# WHAT NEEDS TO BE DONE
Each line from the beginning of the data below through the line containing "0.131, 0.066, 0.0]" should be repeated exactly, please.

# SOURCE MATERIAL
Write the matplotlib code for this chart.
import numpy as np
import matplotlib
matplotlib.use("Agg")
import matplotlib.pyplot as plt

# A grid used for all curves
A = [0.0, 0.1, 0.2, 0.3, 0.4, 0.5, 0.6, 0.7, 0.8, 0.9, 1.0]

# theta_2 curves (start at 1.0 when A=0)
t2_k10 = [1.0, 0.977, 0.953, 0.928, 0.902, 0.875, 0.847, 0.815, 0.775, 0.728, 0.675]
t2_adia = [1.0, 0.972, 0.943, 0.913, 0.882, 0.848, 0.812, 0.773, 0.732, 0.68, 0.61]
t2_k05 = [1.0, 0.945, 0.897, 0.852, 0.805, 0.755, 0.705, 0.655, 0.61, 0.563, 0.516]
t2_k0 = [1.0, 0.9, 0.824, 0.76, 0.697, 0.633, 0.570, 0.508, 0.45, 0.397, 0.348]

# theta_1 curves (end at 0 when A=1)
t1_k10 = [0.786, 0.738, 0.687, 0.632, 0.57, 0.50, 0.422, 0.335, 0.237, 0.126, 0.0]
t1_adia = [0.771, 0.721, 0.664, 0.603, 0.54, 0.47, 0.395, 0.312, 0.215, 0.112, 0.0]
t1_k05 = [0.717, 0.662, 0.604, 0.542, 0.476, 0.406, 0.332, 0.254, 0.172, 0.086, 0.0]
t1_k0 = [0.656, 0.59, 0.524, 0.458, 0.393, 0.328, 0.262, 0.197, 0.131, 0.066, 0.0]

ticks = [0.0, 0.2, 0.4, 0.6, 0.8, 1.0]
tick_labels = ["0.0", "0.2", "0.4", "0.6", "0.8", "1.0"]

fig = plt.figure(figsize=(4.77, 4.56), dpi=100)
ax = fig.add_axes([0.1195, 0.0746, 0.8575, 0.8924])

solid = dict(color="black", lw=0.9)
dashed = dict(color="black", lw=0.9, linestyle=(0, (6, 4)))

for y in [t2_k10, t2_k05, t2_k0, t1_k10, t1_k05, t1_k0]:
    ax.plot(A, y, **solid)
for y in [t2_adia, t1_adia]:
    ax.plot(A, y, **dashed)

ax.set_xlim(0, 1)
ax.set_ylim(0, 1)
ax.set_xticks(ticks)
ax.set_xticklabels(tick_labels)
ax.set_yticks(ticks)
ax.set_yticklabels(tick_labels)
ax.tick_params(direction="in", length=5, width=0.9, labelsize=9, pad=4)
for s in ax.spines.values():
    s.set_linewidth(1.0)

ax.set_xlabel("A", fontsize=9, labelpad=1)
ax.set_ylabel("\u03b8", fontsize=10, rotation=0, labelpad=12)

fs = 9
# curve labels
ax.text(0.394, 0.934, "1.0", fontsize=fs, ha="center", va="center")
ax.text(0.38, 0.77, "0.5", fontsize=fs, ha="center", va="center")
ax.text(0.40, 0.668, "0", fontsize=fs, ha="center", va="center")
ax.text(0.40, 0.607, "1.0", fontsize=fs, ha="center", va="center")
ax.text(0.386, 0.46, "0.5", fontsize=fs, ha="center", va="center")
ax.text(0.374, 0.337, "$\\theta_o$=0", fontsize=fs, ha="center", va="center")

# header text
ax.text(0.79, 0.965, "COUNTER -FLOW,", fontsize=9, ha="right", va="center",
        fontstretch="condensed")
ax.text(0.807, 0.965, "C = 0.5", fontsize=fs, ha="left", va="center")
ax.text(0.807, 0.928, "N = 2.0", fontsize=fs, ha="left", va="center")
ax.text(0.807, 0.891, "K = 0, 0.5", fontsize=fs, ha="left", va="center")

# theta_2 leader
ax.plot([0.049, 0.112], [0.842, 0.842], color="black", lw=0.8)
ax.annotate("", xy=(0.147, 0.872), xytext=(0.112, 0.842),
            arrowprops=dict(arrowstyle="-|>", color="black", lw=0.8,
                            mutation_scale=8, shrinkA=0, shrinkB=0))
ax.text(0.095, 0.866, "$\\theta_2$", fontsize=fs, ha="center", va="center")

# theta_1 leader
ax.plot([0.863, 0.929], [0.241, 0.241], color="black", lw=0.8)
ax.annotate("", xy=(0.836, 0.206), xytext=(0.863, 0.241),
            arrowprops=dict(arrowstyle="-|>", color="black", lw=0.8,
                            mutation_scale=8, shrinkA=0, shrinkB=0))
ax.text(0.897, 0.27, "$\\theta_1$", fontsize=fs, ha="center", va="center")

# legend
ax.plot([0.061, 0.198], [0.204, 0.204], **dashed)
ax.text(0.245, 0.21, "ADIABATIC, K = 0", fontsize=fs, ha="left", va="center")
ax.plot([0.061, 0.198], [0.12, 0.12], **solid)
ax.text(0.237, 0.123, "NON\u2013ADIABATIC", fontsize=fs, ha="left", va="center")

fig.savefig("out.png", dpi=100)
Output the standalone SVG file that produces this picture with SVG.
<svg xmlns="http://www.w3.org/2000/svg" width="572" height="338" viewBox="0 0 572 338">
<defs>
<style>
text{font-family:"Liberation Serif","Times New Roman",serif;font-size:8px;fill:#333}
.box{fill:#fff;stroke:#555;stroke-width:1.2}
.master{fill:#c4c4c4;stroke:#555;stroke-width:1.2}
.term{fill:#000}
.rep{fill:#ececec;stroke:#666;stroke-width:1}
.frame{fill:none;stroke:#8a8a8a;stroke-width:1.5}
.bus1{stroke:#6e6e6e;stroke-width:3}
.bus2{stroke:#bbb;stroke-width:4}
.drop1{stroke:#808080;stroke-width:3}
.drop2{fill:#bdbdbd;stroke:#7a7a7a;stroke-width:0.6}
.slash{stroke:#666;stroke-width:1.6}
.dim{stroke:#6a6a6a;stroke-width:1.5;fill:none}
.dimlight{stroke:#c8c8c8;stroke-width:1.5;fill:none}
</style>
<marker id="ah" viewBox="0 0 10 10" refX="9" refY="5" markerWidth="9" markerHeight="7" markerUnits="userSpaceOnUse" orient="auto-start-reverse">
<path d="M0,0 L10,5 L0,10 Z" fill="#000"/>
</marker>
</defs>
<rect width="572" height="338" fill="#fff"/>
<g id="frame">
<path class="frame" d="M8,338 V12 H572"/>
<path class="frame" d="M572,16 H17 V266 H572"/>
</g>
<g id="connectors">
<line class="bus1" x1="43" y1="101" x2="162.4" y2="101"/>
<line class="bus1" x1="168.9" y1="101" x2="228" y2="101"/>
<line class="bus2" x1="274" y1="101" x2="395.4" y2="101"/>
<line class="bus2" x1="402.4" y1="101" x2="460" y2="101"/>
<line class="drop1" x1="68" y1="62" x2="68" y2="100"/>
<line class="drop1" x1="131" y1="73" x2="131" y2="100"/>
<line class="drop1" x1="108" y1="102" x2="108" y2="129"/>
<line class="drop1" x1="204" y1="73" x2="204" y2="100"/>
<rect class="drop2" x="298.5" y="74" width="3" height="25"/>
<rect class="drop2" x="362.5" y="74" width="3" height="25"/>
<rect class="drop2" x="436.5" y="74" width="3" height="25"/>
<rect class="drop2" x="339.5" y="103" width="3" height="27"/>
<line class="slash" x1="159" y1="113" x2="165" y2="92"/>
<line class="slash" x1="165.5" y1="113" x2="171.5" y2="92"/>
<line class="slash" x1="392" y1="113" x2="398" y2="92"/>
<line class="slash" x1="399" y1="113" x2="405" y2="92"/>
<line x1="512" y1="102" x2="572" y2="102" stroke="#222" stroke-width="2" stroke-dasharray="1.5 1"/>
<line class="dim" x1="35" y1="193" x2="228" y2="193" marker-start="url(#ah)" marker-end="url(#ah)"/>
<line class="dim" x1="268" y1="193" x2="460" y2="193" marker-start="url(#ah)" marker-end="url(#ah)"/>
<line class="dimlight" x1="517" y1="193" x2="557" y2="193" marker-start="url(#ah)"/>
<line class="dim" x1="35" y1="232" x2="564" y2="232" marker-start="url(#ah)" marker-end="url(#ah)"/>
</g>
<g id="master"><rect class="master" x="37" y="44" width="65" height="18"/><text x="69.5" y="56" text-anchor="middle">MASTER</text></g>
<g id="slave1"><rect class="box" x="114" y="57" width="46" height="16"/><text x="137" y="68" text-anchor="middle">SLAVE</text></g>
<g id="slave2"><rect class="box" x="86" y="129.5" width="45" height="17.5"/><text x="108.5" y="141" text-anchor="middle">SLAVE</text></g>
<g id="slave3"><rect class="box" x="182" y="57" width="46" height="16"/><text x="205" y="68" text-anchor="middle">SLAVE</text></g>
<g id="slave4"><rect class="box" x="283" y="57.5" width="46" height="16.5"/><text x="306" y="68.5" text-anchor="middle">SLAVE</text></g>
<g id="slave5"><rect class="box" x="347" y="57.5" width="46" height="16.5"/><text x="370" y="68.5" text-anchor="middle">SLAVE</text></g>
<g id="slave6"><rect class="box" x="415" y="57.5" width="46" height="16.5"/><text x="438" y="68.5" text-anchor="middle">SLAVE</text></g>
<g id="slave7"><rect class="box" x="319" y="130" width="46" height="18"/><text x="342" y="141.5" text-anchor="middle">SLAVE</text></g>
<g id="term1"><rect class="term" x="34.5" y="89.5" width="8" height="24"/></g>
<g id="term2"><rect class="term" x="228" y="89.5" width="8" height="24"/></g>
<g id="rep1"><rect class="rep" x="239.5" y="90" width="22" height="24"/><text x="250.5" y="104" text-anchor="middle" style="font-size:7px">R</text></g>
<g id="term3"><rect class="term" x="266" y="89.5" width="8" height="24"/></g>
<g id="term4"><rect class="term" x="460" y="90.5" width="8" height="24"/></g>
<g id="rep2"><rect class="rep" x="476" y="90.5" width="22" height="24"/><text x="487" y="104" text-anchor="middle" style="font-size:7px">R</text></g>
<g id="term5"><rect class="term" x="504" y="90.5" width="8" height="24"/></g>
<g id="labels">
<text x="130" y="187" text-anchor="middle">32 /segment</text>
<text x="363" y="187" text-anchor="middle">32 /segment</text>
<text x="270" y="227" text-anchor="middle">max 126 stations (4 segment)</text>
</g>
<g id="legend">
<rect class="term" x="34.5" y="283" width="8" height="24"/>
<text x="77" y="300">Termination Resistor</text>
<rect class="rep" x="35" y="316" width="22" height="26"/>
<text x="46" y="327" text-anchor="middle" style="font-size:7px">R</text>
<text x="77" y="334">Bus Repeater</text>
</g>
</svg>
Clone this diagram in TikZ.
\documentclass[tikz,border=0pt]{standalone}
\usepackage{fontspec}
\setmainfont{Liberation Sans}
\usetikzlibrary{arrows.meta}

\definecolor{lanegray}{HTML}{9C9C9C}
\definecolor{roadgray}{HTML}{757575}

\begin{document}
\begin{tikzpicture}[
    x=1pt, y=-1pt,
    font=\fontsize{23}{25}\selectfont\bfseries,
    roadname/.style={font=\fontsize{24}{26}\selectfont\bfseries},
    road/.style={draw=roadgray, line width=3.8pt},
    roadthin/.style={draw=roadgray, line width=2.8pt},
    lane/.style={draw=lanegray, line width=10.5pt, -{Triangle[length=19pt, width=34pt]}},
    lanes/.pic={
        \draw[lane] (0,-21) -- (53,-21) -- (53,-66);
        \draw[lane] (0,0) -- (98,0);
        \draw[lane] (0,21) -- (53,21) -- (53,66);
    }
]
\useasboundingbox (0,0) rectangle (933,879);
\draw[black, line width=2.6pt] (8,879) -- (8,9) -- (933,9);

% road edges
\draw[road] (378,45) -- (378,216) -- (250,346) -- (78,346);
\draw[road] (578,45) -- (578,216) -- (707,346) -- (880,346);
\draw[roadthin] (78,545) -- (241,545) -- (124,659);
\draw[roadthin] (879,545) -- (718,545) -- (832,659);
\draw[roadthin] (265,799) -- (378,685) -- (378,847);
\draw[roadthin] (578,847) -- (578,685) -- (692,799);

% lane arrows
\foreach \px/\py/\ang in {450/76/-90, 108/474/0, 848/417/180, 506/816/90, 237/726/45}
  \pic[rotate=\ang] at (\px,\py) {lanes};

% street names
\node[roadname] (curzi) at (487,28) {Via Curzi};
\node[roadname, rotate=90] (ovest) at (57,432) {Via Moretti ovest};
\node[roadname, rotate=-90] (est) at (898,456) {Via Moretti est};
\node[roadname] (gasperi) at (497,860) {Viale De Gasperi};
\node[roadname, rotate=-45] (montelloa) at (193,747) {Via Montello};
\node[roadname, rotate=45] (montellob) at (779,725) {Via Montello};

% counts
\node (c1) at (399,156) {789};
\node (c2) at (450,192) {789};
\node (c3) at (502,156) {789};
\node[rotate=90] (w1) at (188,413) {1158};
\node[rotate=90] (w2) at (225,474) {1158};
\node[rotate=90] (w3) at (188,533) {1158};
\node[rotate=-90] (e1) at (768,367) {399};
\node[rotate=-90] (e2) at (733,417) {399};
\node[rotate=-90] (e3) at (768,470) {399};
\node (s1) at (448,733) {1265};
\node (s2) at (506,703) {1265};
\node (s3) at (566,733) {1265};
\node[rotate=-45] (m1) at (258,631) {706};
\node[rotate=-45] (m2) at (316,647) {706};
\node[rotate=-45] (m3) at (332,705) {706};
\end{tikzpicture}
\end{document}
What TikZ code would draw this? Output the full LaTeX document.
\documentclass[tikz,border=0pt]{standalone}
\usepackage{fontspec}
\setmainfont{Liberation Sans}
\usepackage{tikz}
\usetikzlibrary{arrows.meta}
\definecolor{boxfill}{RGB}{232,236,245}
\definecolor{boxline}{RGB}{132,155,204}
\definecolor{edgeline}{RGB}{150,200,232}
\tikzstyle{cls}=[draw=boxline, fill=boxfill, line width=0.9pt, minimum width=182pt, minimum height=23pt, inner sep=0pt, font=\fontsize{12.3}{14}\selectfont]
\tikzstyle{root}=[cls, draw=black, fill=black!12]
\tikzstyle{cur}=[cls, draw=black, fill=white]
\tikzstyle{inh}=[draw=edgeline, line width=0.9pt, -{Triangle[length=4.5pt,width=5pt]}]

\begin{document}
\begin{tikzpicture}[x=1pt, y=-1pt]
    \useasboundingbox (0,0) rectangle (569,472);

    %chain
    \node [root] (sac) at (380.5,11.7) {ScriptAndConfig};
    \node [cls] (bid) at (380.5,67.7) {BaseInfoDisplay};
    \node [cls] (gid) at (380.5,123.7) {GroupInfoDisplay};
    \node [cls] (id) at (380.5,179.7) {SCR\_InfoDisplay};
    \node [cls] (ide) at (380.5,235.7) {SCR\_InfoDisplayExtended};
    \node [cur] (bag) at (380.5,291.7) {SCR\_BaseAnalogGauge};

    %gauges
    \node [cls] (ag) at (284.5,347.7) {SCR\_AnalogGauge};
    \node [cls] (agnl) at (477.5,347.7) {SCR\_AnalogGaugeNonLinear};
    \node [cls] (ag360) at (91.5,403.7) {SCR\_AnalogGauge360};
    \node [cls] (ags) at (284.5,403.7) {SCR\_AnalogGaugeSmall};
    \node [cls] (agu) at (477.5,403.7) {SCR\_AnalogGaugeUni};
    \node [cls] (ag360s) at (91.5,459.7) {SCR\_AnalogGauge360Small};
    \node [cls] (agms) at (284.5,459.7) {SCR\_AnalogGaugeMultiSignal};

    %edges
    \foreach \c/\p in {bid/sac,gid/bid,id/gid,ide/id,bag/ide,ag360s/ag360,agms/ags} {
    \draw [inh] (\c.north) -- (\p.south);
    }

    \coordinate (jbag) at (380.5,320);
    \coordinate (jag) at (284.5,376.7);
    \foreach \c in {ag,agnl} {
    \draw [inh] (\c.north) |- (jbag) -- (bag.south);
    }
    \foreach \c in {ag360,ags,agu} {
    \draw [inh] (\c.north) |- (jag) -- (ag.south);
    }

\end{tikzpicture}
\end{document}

# FINISHED ANSWER
Write the matplotlib code for this chart.
import numpy as np
import matplotlib
matplotlib.use("Agg")
import matplotlib.pyplot as plt

# A grid used for all curves
A = [0.0, 0.1, 0.2, 0.3, 0.4, 0.5, 0.6, 0.7, 0.8, 0.9, 1.0]

# theta_2 curves (start at 1.0 when A=0)
t2_k10 = [1.0, 0.977, 0.953, 0.928, 0.902, 0.875, 0.847, 0.815, 0.775, 0.728, 0.675]
t2_adia = [1.0, 0.972, 0.943, 0.913, 0.882, 0.848, 0.812, 0.773, 0.732, 0.68, 0.61]
t2_k05 = [1.0, 0.945, 0.897, 0.852, 0.805, 0.755, 0.705, 0.655, 0.61, 0.563, 0.516]
t2_k0 = [1.0, 0.9, 0.824, 0.76, 0.697, 0.633, 0.570, 0.508, 0.45, 0.397, 0.348]

# theta_1 curves (end at 0 when A=1)
t1_k10 = [0.786, 0.738, 0.687, 0.632, 0.57, 0.50, 0.422, 0.335, 0.237, 0.126, 0.0]
t1_adia = [0.771, 0.721, 0.664, 0.603, 0.54, 0.47, 0.395, 0.312, 0.215, 0.112, 0.0]
t1_k05 = [0.717, 0.662, 0.604, 0.542, 0.476, 0.406, 0.332, 0.254, 0.172, 0.086, 0.0]
t1_k0 = [0.656, 0.59, 0.524, 0.458, 0.393, 0.328, 0.262, 0.197, 0.131, 0.066, 0.0]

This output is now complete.